Sexuelle Gewalt – Falsche Heilige

04.12.2017

Der Fall James Levine zeigt: Sexuelle Gewalt tritt dort auf, wo sakrosankte Menschen in unangreifbaren Institutionen herrschen. Es ist an der Zeit, schmerzhafte Fragen zu stellen.

Auch bei James Levine ahnten es viele – wissen wollte es keiner. Das funktionierte beim gottgleich gesetzten Priester der heiligen Kirche wie beim kultisch verehrten Moderator der BBC – so, wie es bis jetzt bei Levine, the divine, funktioniert hat. Einen Mann wie Levine habe man nicht einfach zurückweisen können, hat der Junge von damals erzählt – es ist die Erzählung so vieler Opfer.

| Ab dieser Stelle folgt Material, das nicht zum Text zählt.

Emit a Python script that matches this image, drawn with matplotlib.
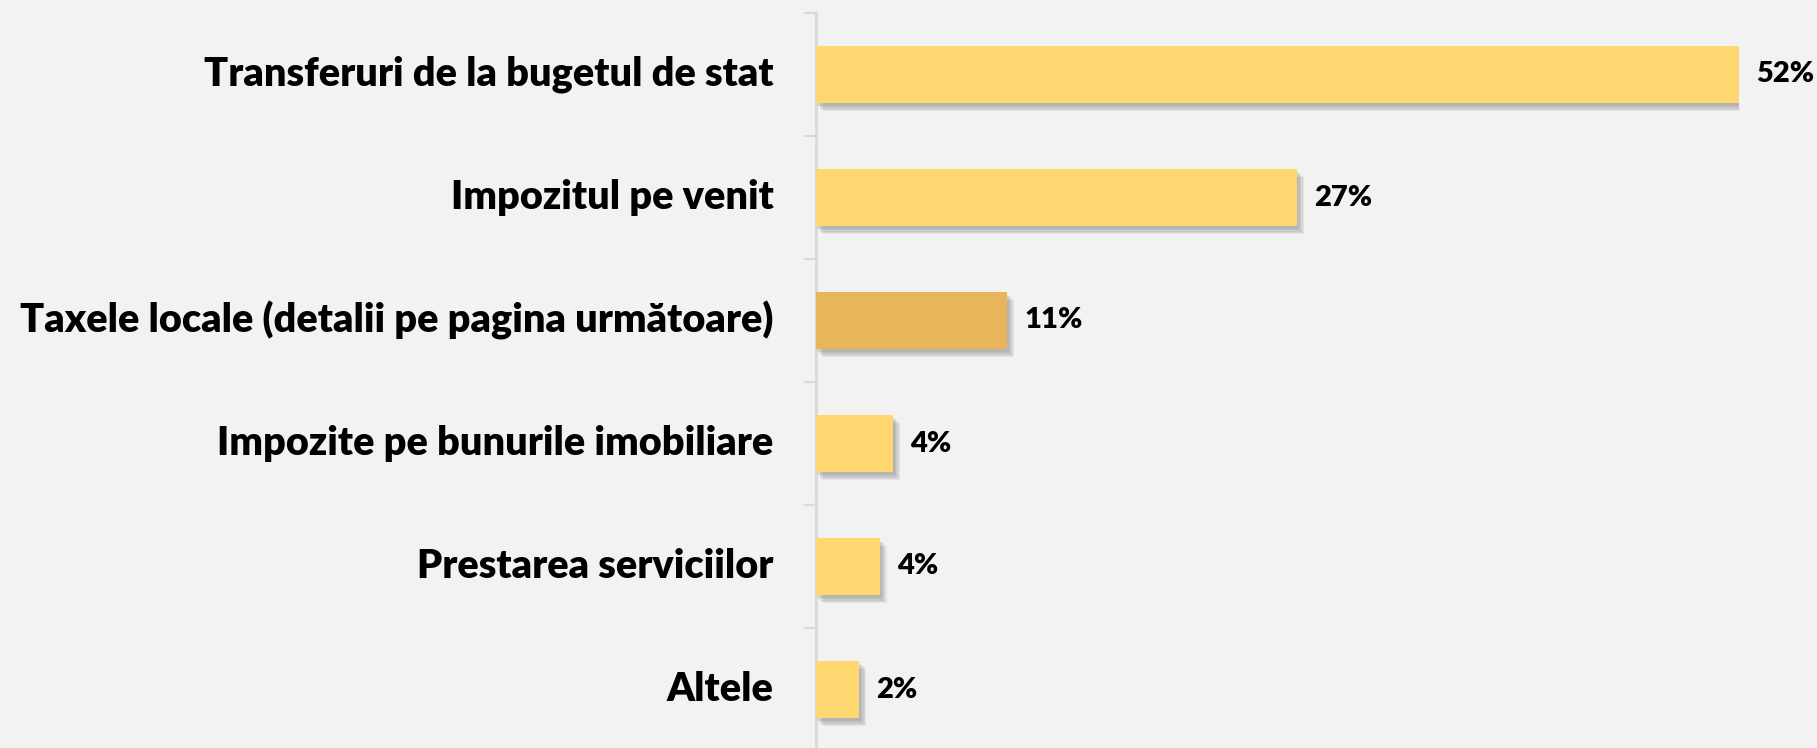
import matplotlib
matplotlib.use('Agg')
import matplotlib.pyplot as plt
import matplotlib.patheffects as pe

categories = ['Transferuri de la bugetul de stat', 'Impozitul pe venit',
              'Taxele locale (detalii pe pagina următoare)',
              'Impozite pe bunurile imobiliare', 'Prestarea serviciilor', 'Altele']
values = [51.8, 27.0, 10.75, 4.35, 3.6, 2.45]
value_labels = ['52%', '27%', '11%', '4%', '4%', '2%']
highlight = 2  # taxele locale

bg = '#F2F2F2'
plt.rcParams['font.family'] = ['Lato', 'DejaVu Sans']

fig = plt.figure(figsize=(18.17, 7.48), dpi=100, facecolor=bg)
ax = fig.add_axes([815.7 / 1817, -3 / 748, (1739 - 815.7) / 1817, 738 / 748])
ax.set_facecolor(bg)

colors = ['#E8B55A' if i == highlight else '#FFD770' for i in range(len(values))]
y = list(range(len(values)))
bars = ax.barh(y, values, height=0.465, color=colors, zorder=3)
# soft shadow, built from a few stacked offsets
shadow = [pe.SimplePatchShadow(offset=(k, -k - 1), shadow_rgbFace='#606060', alpha=0.1)
          for k in (1, 2, 3, 4, 5)]
for b in bars:
    b.set_path_effects(shadow + [pe.Normal()])

ax.set_xlim(0, values[0])
ax.set_ylim(len(values) - 0.5, -0.5)

for sp in ['top', 'right', 'bottom']:
    ax.spines[sp].set_visible(False)
ax.spines['left'].set_color('#D9D9D9')
ax.spines['left'].set_linewidth(2)

ax.set_xticks([])
ax.set_yticks([i - 0.5 for i in range(len(values) + 1)])
ax.set_yticklabels([])
ax.tick_params(axis='y', length=9, width=1.5, color='#D9D9D9')

for i, c in enumerate(categories):
    ax.annotate(c, xy=(0, i), xycoords=('axes fraction', 'data'), xytext=(-42, 0),
                textcoords='offset pixels', ha='right', va='center',
                fontsize=28.5, fontweight='heavy', color='black')

for i, (v, lab) in enumerate(zip(values, value_labels)):
    ax.annotate(lab, xy=(v, i), xytext=(17, 0), textcoords='offset pixels',
                ha='left', va='center', fontsize=21, fontweight='heavy',
                color='black', annotation_clip=False)

fig.savefig('out.png', dpi=100, facecolor=bg)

So, wie man in der Kirche, der Odenwaldschule oder der BBC zwar tuschelte, aber nicht nachfragte, geschah das auch bei Levine; das wegschauende Halbwissen unterscheidet sich in den jeweiligen Milieus nur unwesentlich. Selbst die Abwehrreaktionen sind vergleichbar: Wenn Betroffene sich endlich trauen, den Mund aufzumachen, gilt es, die Kirche, die Reformpädagogik oder den freien, wilden Künstler gegen die Spießer zu verteidigen.